# [REQUIRED TASK]
Where a line contains the word "script", copy that line in full.

─── TASK INPUT

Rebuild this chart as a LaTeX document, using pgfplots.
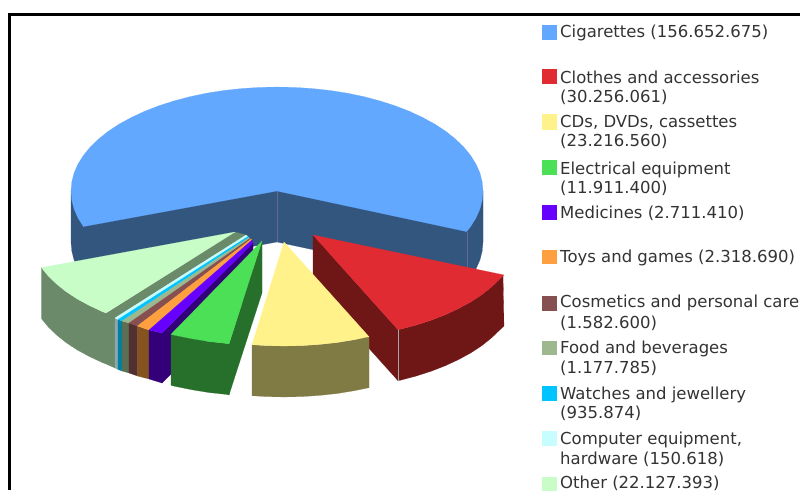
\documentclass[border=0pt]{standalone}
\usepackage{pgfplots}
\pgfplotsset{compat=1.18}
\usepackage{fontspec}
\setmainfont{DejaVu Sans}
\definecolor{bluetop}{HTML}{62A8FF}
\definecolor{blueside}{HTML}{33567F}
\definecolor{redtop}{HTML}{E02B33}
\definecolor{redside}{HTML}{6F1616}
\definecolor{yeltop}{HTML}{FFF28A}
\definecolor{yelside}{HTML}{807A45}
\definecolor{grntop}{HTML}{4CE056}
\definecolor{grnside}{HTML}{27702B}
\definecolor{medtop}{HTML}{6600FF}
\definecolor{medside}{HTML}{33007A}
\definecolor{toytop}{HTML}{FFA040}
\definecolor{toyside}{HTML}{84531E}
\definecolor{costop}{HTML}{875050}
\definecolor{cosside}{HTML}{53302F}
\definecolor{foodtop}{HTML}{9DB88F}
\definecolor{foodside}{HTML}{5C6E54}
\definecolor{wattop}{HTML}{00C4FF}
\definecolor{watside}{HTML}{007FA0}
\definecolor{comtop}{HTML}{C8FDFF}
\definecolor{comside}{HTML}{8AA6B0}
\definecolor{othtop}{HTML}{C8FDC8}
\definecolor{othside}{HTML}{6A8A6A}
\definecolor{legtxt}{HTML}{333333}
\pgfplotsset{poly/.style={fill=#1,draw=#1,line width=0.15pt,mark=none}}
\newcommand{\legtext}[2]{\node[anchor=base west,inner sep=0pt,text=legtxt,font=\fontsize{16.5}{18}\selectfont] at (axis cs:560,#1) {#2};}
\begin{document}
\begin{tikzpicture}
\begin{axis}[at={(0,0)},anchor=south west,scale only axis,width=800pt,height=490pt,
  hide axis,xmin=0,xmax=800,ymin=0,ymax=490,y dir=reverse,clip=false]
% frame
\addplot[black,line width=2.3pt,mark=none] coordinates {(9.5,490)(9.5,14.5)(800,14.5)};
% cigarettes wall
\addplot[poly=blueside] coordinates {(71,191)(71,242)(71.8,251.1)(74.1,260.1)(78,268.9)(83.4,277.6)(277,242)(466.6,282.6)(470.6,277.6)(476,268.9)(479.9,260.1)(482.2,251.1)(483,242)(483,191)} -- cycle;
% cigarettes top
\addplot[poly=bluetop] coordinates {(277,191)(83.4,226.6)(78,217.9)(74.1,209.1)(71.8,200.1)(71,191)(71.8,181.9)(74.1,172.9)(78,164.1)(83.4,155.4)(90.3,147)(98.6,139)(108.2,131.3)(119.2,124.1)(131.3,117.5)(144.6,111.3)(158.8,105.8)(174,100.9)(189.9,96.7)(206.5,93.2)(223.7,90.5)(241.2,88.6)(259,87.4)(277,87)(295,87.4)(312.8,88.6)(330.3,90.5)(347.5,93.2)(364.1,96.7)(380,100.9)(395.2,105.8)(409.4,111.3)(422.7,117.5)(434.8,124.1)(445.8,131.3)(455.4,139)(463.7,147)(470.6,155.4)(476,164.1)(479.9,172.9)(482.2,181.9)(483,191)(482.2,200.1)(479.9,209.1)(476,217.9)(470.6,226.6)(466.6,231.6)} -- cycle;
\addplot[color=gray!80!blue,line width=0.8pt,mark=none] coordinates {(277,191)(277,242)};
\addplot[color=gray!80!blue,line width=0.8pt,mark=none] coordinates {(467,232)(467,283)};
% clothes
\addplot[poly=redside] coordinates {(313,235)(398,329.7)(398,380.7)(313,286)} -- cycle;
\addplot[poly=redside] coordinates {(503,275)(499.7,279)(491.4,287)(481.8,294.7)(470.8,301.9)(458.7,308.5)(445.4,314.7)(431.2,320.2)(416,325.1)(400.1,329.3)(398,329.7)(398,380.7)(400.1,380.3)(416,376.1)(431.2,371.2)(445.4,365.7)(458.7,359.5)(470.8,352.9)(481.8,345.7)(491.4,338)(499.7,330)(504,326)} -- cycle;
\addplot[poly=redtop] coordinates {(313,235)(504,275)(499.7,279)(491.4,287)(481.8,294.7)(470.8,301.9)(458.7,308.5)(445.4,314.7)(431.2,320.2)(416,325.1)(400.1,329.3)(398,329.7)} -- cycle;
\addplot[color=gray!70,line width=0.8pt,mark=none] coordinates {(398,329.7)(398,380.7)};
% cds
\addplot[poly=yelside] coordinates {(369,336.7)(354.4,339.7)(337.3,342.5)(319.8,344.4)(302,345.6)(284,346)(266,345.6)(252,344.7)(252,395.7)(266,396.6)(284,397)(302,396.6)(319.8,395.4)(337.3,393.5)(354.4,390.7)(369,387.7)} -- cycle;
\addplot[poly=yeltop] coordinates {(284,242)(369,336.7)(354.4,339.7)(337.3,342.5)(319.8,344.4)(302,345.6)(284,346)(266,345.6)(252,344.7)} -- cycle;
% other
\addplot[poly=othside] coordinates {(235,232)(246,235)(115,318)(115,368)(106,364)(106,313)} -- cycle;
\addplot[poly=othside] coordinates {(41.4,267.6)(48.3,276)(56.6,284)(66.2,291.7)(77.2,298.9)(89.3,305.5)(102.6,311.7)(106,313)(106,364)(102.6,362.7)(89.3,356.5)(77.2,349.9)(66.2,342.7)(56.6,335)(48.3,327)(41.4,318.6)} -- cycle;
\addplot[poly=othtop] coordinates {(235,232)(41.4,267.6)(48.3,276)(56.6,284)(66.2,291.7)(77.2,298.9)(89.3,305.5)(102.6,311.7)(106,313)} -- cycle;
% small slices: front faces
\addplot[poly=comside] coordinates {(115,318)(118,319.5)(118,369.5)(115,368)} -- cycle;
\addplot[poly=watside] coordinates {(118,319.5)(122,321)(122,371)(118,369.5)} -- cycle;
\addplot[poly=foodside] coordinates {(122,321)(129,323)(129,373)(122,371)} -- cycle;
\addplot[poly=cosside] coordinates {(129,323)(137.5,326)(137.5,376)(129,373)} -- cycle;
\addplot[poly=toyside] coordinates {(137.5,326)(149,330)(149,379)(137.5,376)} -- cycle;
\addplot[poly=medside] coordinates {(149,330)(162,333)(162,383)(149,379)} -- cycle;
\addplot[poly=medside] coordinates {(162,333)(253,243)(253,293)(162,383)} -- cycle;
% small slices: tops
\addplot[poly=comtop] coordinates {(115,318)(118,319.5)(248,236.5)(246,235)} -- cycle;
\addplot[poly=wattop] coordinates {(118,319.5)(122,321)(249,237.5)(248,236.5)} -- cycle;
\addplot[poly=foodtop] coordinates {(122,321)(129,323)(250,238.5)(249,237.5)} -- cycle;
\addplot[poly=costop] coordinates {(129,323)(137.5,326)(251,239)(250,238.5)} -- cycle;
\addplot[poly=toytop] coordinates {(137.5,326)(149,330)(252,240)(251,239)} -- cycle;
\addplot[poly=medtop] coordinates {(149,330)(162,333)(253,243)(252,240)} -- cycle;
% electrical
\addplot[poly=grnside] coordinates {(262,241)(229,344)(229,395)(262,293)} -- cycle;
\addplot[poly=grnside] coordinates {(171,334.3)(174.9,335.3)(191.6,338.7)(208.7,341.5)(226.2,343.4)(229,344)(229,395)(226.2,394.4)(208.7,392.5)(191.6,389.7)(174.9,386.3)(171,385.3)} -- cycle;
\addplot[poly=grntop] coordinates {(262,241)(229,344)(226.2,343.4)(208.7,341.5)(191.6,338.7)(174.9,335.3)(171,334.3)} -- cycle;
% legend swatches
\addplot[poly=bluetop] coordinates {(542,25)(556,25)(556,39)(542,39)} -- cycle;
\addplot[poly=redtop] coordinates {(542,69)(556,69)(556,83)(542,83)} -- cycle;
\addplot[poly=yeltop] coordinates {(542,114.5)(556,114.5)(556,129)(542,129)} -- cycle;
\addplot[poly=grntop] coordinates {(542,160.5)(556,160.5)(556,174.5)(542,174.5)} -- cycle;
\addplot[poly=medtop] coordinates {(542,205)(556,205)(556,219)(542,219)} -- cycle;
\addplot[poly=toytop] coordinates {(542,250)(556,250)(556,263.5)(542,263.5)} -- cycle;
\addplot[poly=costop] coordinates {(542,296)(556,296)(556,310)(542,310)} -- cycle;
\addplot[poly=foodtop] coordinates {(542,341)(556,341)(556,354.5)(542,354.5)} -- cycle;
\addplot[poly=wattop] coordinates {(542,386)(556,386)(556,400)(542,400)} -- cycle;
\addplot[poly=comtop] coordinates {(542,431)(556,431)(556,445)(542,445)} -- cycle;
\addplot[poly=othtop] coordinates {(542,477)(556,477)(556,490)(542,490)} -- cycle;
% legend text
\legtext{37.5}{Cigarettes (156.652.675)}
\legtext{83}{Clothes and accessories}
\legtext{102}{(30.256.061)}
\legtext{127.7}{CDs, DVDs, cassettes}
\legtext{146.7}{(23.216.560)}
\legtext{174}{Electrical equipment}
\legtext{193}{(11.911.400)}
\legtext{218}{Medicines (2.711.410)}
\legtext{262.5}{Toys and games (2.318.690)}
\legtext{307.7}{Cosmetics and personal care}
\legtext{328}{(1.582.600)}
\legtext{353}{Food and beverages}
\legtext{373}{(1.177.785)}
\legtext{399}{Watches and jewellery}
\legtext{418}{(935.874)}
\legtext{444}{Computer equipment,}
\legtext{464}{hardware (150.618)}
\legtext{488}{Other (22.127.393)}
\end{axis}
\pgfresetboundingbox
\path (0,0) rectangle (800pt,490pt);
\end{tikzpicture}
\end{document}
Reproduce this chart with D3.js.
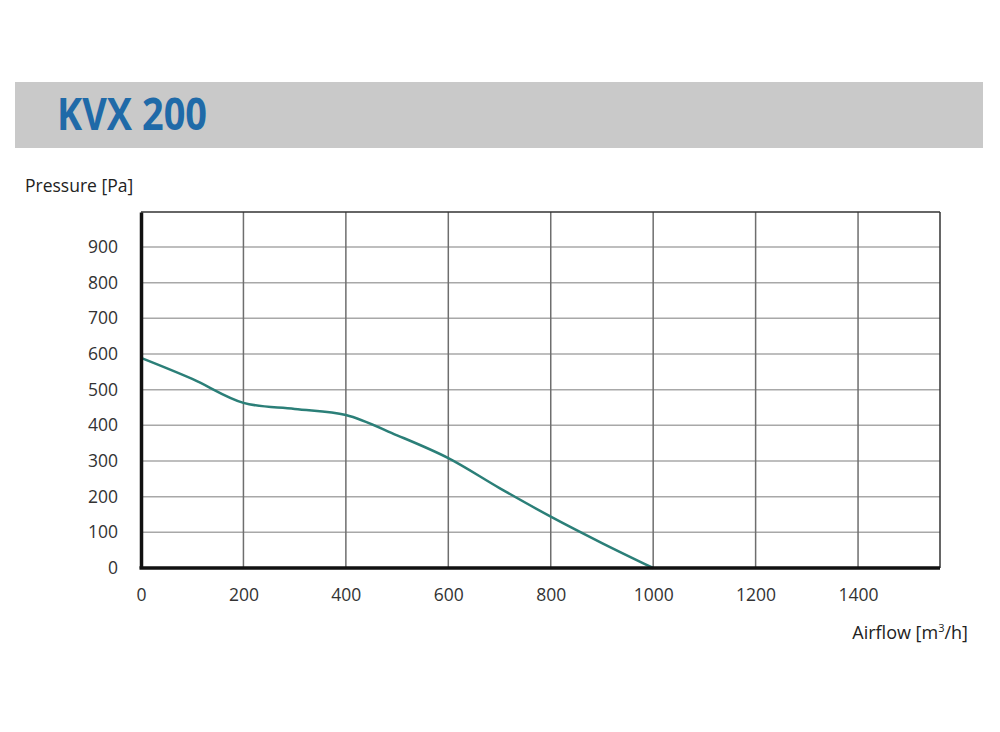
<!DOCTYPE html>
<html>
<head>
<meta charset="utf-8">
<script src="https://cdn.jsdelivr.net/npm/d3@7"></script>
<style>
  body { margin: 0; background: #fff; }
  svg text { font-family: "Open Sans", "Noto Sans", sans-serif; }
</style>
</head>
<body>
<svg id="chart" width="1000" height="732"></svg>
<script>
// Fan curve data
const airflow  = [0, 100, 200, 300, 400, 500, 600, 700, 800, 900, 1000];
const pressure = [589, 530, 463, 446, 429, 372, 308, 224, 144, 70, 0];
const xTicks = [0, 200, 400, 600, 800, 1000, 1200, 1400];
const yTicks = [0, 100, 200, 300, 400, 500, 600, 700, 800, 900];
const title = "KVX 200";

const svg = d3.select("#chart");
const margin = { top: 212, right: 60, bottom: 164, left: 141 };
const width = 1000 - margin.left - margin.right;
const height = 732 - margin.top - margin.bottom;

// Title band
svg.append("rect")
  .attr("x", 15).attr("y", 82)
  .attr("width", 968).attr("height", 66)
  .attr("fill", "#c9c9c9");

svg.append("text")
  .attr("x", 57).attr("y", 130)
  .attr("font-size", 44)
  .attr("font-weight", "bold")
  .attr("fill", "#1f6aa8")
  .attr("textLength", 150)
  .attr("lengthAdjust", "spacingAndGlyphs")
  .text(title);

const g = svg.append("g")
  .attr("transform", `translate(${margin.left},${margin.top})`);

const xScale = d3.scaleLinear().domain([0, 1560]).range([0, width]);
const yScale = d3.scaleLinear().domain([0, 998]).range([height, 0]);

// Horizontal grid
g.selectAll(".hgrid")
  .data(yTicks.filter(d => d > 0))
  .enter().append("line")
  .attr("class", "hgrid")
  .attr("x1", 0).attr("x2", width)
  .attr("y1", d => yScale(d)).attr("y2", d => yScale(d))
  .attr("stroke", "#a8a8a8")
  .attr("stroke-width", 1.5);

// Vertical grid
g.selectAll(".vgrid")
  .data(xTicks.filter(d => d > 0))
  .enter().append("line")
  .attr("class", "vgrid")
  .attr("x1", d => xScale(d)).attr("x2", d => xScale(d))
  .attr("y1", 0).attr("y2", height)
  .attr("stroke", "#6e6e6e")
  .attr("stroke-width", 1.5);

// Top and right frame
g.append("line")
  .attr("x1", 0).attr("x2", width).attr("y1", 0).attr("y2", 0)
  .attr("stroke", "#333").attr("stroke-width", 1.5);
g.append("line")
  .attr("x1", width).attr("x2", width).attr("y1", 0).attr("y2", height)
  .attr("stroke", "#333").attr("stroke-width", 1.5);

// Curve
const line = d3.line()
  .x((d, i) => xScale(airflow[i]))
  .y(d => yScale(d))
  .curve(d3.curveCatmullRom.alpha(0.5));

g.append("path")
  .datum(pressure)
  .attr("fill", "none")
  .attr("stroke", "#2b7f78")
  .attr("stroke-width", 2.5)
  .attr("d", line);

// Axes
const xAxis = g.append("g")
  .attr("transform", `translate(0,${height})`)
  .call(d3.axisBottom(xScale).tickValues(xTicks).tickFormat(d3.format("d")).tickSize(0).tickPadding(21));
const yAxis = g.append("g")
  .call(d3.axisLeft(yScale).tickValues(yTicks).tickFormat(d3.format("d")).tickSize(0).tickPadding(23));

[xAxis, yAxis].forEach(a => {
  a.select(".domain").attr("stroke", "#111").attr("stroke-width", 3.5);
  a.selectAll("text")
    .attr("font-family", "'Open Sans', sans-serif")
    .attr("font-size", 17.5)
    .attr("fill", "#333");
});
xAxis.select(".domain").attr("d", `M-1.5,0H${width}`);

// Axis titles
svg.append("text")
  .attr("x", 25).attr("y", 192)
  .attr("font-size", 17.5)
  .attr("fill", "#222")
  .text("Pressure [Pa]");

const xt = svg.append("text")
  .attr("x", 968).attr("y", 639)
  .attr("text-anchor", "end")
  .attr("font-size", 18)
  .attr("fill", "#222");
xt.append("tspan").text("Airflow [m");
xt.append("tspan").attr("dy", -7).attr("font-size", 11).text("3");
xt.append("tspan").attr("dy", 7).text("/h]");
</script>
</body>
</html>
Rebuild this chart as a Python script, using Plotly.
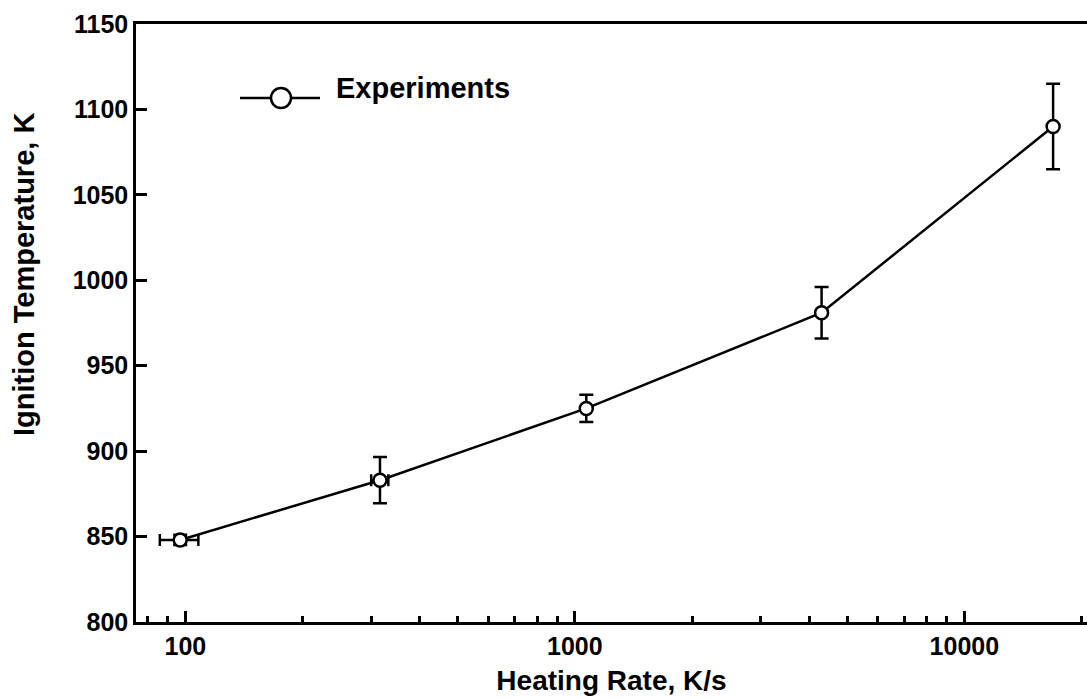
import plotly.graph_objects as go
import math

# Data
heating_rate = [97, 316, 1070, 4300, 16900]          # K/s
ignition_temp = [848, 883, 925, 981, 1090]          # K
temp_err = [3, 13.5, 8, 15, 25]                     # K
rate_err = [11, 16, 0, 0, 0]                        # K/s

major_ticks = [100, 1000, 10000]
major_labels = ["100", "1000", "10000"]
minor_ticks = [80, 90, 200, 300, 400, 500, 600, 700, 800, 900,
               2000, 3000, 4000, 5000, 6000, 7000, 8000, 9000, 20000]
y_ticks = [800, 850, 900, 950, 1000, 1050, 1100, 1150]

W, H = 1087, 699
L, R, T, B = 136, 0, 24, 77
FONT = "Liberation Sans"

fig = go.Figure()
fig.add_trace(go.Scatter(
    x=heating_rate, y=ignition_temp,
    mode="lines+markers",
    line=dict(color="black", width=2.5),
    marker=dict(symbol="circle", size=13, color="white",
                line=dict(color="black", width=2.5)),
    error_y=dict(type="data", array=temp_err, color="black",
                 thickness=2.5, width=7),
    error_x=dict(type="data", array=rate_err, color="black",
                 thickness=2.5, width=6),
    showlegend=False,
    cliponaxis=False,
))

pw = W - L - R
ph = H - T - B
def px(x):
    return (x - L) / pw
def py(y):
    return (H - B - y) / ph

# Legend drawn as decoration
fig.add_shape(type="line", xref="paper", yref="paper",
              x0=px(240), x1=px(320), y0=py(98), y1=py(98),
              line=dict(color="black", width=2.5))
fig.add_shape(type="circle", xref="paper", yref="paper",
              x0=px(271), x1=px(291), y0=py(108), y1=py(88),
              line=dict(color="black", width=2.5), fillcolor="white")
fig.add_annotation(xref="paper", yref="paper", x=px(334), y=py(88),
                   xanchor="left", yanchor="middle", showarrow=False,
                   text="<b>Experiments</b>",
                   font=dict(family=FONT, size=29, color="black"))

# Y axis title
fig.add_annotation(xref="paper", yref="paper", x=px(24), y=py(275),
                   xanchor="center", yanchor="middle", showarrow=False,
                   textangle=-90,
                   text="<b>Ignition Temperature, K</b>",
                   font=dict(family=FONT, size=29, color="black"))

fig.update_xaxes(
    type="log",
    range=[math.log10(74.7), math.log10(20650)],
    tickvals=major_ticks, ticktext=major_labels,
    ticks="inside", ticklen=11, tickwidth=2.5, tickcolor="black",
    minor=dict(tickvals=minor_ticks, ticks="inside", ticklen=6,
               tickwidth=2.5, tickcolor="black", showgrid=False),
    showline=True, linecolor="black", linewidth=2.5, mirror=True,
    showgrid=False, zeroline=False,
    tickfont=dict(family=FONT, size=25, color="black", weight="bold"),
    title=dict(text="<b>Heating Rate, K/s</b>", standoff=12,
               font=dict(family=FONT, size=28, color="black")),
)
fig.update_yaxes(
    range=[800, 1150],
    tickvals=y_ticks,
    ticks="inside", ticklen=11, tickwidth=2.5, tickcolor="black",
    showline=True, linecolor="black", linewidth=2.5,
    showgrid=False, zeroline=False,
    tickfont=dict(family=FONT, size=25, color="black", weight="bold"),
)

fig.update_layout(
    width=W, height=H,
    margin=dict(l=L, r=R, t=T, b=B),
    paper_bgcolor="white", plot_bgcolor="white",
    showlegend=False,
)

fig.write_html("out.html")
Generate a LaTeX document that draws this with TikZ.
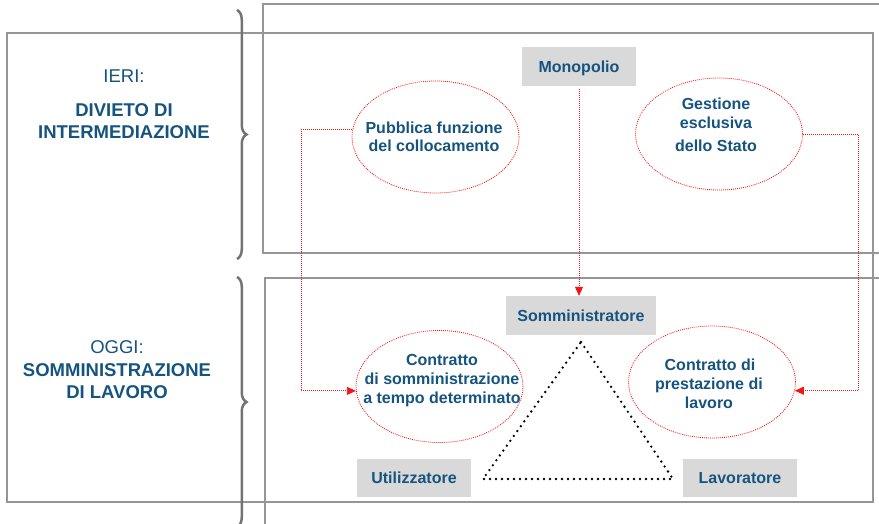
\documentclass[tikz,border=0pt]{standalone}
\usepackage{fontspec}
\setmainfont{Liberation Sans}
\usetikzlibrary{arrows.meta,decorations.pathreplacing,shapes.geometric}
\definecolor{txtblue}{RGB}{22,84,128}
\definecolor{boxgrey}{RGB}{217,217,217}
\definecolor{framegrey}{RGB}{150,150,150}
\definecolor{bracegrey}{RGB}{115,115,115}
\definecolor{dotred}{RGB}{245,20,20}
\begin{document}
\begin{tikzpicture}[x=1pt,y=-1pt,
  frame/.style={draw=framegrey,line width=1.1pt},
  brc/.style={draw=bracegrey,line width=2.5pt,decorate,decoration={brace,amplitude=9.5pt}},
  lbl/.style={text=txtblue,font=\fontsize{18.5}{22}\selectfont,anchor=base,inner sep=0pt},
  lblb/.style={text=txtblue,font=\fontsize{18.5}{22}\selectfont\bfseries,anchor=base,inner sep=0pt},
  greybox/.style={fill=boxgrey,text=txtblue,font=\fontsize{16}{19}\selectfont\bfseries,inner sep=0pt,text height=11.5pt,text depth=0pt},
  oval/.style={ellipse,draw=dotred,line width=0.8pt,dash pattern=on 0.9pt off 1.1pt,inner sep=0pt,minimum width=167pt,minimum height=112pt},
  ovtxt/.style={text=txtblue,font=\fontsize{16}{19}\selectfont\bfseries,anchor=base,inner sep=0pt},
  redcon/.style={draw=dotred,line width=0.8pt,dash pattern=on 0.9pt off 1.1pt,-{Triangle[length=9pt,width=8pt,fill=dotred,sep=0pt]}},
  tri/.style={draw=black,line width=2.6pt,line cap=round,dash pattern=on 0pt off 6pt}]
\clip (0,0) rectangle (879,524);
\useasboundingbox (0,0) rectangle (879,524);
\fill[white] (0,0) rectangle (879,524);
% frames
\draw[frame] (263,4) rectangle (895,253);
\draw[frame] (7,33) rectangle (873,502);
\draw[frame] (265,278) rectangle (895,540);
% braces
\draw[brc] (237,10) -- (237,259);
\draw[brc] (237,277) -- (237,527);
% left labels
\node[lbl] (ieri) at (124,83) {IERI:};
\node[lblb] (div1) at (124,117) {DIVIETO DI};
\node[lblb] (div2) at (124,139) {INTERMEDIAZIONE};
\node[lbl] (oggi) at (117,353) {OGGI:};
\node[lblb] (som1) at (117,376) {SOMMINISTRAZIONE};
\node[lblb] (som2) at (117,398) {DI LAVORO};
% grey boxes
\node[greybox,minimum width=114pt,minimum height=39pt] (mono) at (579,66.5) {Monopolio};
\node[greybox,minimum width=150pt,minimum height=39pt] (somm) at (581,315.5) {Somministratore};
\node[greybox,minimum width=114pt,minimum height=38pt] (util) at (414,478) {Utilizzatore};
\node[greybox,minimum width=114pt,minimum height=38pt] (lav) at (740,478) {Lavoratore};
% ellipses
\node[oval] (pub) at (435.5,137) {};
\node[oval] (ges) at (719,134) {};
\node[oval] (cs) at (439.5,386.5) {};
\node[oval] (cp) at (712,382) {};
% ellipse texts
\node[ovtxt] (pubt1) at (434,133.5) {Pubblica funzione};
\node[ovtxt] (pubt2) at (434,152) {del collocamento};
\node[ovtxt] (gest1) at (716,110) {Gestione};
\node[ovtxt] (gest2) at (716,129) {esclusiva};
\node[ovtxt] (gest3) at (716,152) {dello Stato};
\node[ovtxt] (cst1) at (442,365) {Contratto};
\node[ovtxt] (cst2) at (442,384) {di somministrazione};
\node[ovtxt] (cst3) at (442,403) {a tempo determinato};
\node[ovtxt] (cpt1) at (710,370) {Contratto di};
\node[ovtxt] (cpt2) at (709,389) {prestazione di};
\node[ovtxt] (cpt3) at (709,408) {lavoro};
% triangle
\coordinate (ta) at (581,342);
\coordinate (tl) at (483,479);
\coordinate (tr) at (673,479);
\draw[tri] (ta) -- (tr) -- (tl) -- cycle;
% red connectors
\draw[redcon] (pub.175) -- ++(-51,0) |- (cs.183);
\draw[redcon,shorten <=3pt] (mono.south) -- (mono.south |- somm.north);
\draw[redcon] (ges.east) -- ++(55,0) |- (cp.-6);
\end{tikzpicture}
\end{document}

──────

# [PROBLEM SOLUTION]
<script src="https://cdn.jsdelivr.net/npm/d3@7"></script>
<script>
</script>
Rebuild this chart as a Python script, using Plotly.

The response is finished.